New figures show that Microsoft’s deadline for ending support for Windows XP could not stop the continuing slide of worldwide PC shipments.
That said, the cutoff has helped slow the decline, according to analysts with Gartner and IDC.
In numbers released 9 April, Gartner said the 76.6 million PCs were shipped in the first quarter, a 1.7 percent decline from the same period in 2013. For their part, IDC analysts said the 73.4 million PCs shipped during the first three months of the year, representing a 4.4 percent decrease over last year.
That deadline passed this week.
“The end of XP support by Microsoft on 8 April has played a role in the easing decline of PC shipments,” Gartner Principal Analyst Mikako Kitagawa said in a statement. “All regions indicated a positive effect since the end of XP support stimulated the PC refresh of XP systems. Professional desktops, in particular, showed strength in the quarter. Among key countries, Japan was greatly affected by the end of XP support, registering a 35 percent year-over-year increase in PC shipments. The growth was also boosted by sales tax change. We expect the impact of XP migration worldwide to continue throughout 2014.”
Even the amount of publicity surrounding the deadline over the past several months, organisations worldwide seemed reluctant to let go of the OS. In a post on the company blog 7 April, Qualys CTO Wolfgang Kandek said that reluctance is understandable, though he suggested either upgrading Windows or decommissioning XP.
“There are multiple reasons why we still see XP in use today: the cost of upgrading can be daunting and machines may run critical legacy apps dependent on XP,” Kandek wrote. “There is also a lack of awareness of the size and state of the XP device population. Lastly, there are governments and other large organisations who have chosen to buy extended support for the OS from Microsoft.”
Still, enough organisations were taking heed of the deadline to slow the decline in PC shipments. IDC analysts said that while the XP issue was a key driver in slowing the decline, other factors played a role, including a slowing demand for tablets in some regions.
At the same time, the popularity of mobile devices isn’t the only issue facing the PC market, according to Loren Loverde, vice president of Worldwide PC Trackers for IDC. Other factors include “economic pressures (including high unemployment, slow growth and investment, tight credit, and currency fluctuations) related to the Great Recession, sovereign debt crises, and their related impact on international trade,” Loverde said in a statement.

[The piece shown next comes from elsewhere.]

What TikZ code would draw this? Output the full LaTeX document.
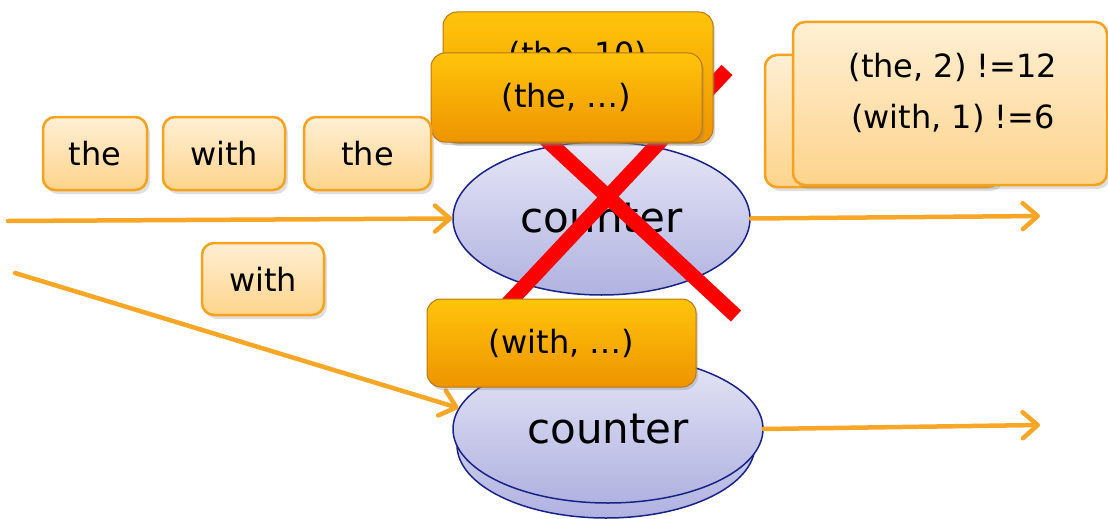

“The economic front seems to be gradually stabilising and/or improving,” he said. “However, this has been a slow process, and it is unlikely that sovereign debt issues will be resolved soon or that growth in emerging markets like China will return to prior levels.”
It’s also unlikely that the move to toward mobile devices will slow anytime soon, “although the short term impact on PC shipments may slow as tablet penetration rises – as we’ve begun to see in some mature regions. The net result remains consistent with our past forecasts – in particular, that there is potential for PC shipments to stabilise, but not much opportunity for growth,” Loverde said.

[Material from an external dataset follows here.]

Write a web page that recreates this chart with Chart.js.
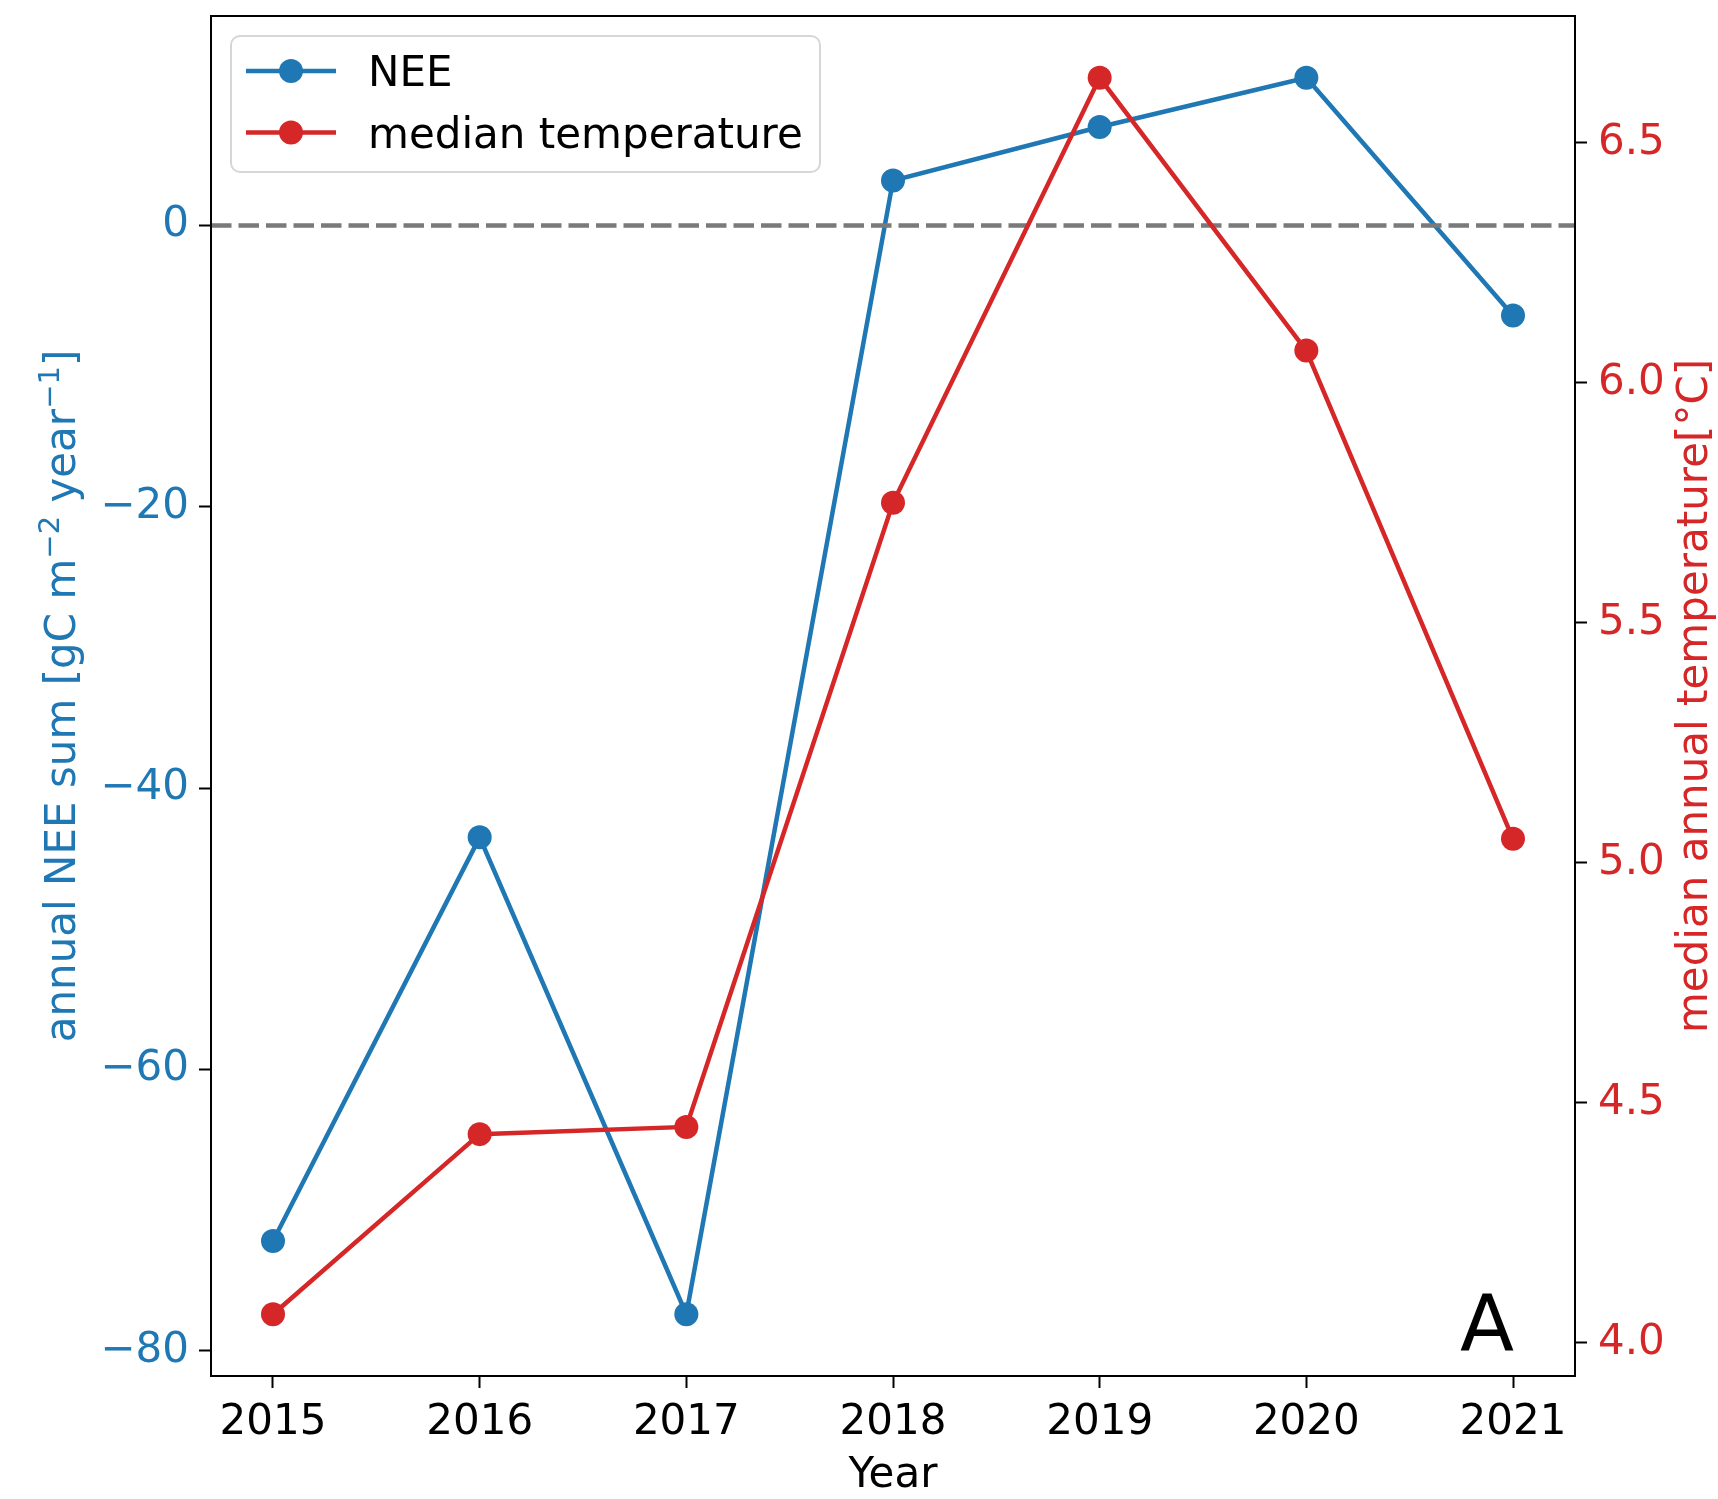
<!DOCTYPE html>
<html>
<head>
<meta charset="utf-8">
<script src="https://cdn.jsdelivr.net/npm/chart.js@4.4.0/dist/chart.umd.min.js"></script>
<style>
  html, body { margin: 0; padding: 0; background: #fff; }
  #wrap { width: 1718px; height: 1499px; position: relative; }
</style>
</head>
<body>
<div id="wrap"><canvas id="myChart"></canvas></div>
<script>
// Yearly values
const years = [2015, 2016, 2017, 2018, 2019, 2020, 2021];
const neeSum = [-72.2, -43.5, -77.4, 3.2, 7.0, 10.5, -6.4];
const medianTemp = [4.06, 4.435, 4.45, 5.75, 6.635, 6.067, 5.05];
const neeTicks = [-80, -60, -40, -20, 0];
const tempTicks = [4.0, 4.5, 5.0, 5.5, 6.0, 6.5];

const BLUE = '#1f77b4';
const RED = '#d62728';
const FONT = "'DejaVu Sans', sans-serif";
const FS = 42;

// 5% margin on each side, like matplotlib autoscaling
function padded(values) {
  const lo = Math.min(...values);
  const hi = Math.max(...values);
  const m = (hi - lo) * 0.05;
  return { min: lo - m, max: hi + m };
}
const xRange = padded(years);
const neeRange = padded(neeSum);
const tempRange = padded(medianTemp);

function fixedTicks(list) {
  return scale => { scale.ticks = list.map(v => ({ value: v })); };
}
function withMinus(v) {
  return v < 0 ? '\u2212' + Math.abs(v) : String(v);
}
// fixed box size, no extra room for overhanging labels
function boxSize(w, h) {
  return s => {
    if (w) s.width = w;
    if (h) s.height = h;
    s.paddingTop = s.paddingBottom = s.paddingLeft = s.paddingRight = 0;
  };
}

const tickGrid = {
  drawOnChartArea: false,
  tickLength: 12,
  tickWidth: 2,
  tickColor: '#000'
};

// horizontal dashed line at zero, drawn right after the NEE line
const zeroLine = {
  id: 'zeroLine',
  afterDatasetDraw(chart, args) {
    if (args.index !== 0) return;
    const ctx = chart.ctx;
    const a = chart.chartArea;
    const y = chart.scales.yNee.getPixelForValue(0);
    ctx.save();
    ctx.strokeStyle = '#7a7a7a';
    ctx.lineWidth = 4.5;
    ctx.setLineDash([20.5, 7]);
    ctx.beginPath();
    ctx.moveTo(a.left, y);
    ctx.lineTo(a.right, y);
    ctx.stroke();
    ctx.restore();
  }
};

// frame, legend box, panel letter and axis titles
const decorations = {
  id: 'decorations',
  afterDraw(chart) {
    const ctx = chart.ctx;
    const a = chart.chartArea;
    const cy = (a.top + a.bottom) / 2;
    ctx.save();

    ctx.strokeStyle = '#000';
    ctx.lineWidth = 2;
    ctx.strokeRect(a.left, a.top, a.right - a.left, a.bottom - a.top);

    // legend
    const x0 = a.left + 20, y0 = a.top + 20, w = 589, h = 136, r = 9;
    ctx.beginPath();
    ctx.moveTo(x0 + r, y0);
    ctx.arcTo(x0 + w, y0, x0 + w, y0 + h, r);
    ctx.arcTo(x0 + w, y0 + h, x0, y0 + h, r);
    ctx.arcTo(x0, y0 + h, x0, y0, r);
    ctx.arcTo(x0, y0, x0 + w, y0, r);
    ctx.closePath();
    ctx.fillStyle = 'rgba(255,255,255,0.8)';
    ctx.fill();
    ctx.strokeStyle = '#d6d6d6';
    ctx.lineWidth = 2;
    ctx.stroke();

    const rows = [y0 + 35, y0 + 96.5];
    chart.data.datasets.forEach((ds, i) => {
      const ry = rows[i];
      ctx.strokeStyle = ds.borderColor;
      ctx.lineWidth = ds.borderWidth;
      ctx.beginPath();
      ctx.moveTo(x0 + 15, ry);
      ctx.lineTo(x0 + 105, ry);
      ctx.stroke();
      ctx.fillStyle = ds.backgroundColor;
      ctx.beginPath();
      ctx.arc(x0 + 60, ry, ds.pointRadius, 0, Math.PI * 2);
      ctx.fill();
      ctx.fillStyle = '#000';
      ctx.font = FS + 'px ' + FONT;
      ctx.textAlign = 'left';
      ctx.textBaseline = 'alphabetic';
      ctx.fillText(ds.label, x0 + 137, ry + 15);
    });

    // panel letter
    ctx.fillStyle = '#000';
    ctx.font = '79px ' + FONT;
    ctx.textAlign = 'center';
    ctx.textBaseline = 'alphabetic';
    ctx.fillText('A', a.right - 88, a.bottom - 25);

    // x title
    ctx.font = FS + 'px ' + FONT;
    ctx.fillText('Year', (a.left + a.right) / 2, 1487);

    // left title with superscripts
    const parts = [
      ['annual NEE sum [gC m', false],
      ['\u22122', true],
      [' year', false],
      ['\u22121', true],
      [']', false]
    ];
    const sizeOf = sup => (sup ? 29 : FS);
    let total = 0;
    parts.forEach(([t, sup]) => {
      ctx.font = sizeOf(sup) + 'px ' + FONT;
      total += ctx.measureText(t).width;
    });
    ctx.save();
    ctx.translate(75, cy);
    ctx.rotate(-Math.PI / 2);
    ctx.fillStyle = BLUE;
    ctx.textAlign = 'left';
    let px = -total / 2;
    parts.forEach(([t, sup]) => {
      ctx.font = sizeOf(sup) + 'px ' + FONT;
      ctx.fillText(t, px, sup ? -16 : 0);
      px += ctx.measureText(t).width;
    });
    ctx.restore();

    // right title
    ctx.save();
    ctx.translate(1707, cy);
    ctx.rotate(-Math.PI / 2);
    ctx.fillStyle = RED;
    ctx.font = FS + 'px ' + FONT;
    ctx.textAlign = 'center';
    ctx.fillText('median annual temperature[\u00b0C]', 0, 0);
    ctx.restore();

    ctx.restore();
  }
};

const ctx = document.getElementById('myChart');
const myChart = new Chart(ctx, {
  type: 'line',
  data: {
    datasets: [
      {
        label: 'NEE',
        data: years.map((y, i) => ({ x: y, y: neeSum[i] })),
        yAxisID: 'yNee',
        borderColor: BLUE,
        backgroundColor: BLUE,
        borderWidth: 4.5,
        pointRadius: 12,
        pointBorderWidth: 0,
        order: 1
      },
      {
        label: 'median temperature',
        data: years.map((y, i) => ({ x: y, y: medianTemp[i] })),
        yAxisID: 'yTemp',
        borderColor: RED,
        backgroundColor: RED,
        borderWidth: 4.5,
        pointRadius: 12,
        pointBorderWidth: 0,
        order: 0
      }
    ]
  },
  options: {
    responsive: true,
    maintainAspectRatio: false,
    animation: false,
    events: [],
    layout: { padding: { top: 16, left: 0, right: 0, bottom: 0 } },
    plugins: {
      legend: { display: false },
      tooltip: { enabled: false }
    },
    scales: {
      x: {
        type: 'linear',
        min: xRange.min,
        max: xRange.max,
        afterBuildTicks: fixedTicks(years),
        afterFit: boxSize(0, 123),
        border: { display: false },
        grid: tickGrid,
        ticks: {
          color: '#000',
          font: { family: FONT, size: FS },
          padding: 10,
          maxRotation: 0,
          callback: v => String(v)
        }
      },
      yNee: {
        type: 'linear',
        position: 'left',
        min: neeRange.min,
        max: neeRange.max,
        afterBuildTicks: fixedTicks(neeTicks),
        afterFit: boxSize(211, 0),
        border: { display: false },
        grid: tickGrid,
        ticks: {
          color: BLUE,
          font: { family: FONT, size: FS },
          padding: 10,
          callback: v => withMinus(v)
        }
      },
      yTemp: {
        type: 'linear',
        position: 'right',
        min: tempRange.min,
        max: tempRange.max,
        afterBuildTicks: fixedTicks(tempTicks),
        afterFit: boxSize(143, 0),
        border: { display: false },
        grid: tickGrid,
        ticks: {
          color: RED,
          font: { family: FONT, size: FS },
          padding: 11,
          callback: v => v.toFixed(1)
        }
      }
    }
  },
  plugins: [zeroLine, decorations]
});
</script>
</body>
</html>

Lenovo continued to hold its position as the world’s top PC vendor, keep its close lead over Hewlett-Packard. Gartner analysts said Lenovo held 16.9 percent of the market, compared with HP’s 16 percent. Dell came in third with 12.5 percent, followed by Acer and Asus. According to IDC numbers, Lenovo had 17.7 percent of the market, followed by HP at 17.1 percent and Dell with 13.4 percent. Again, Acer and Asus rounded out the top five.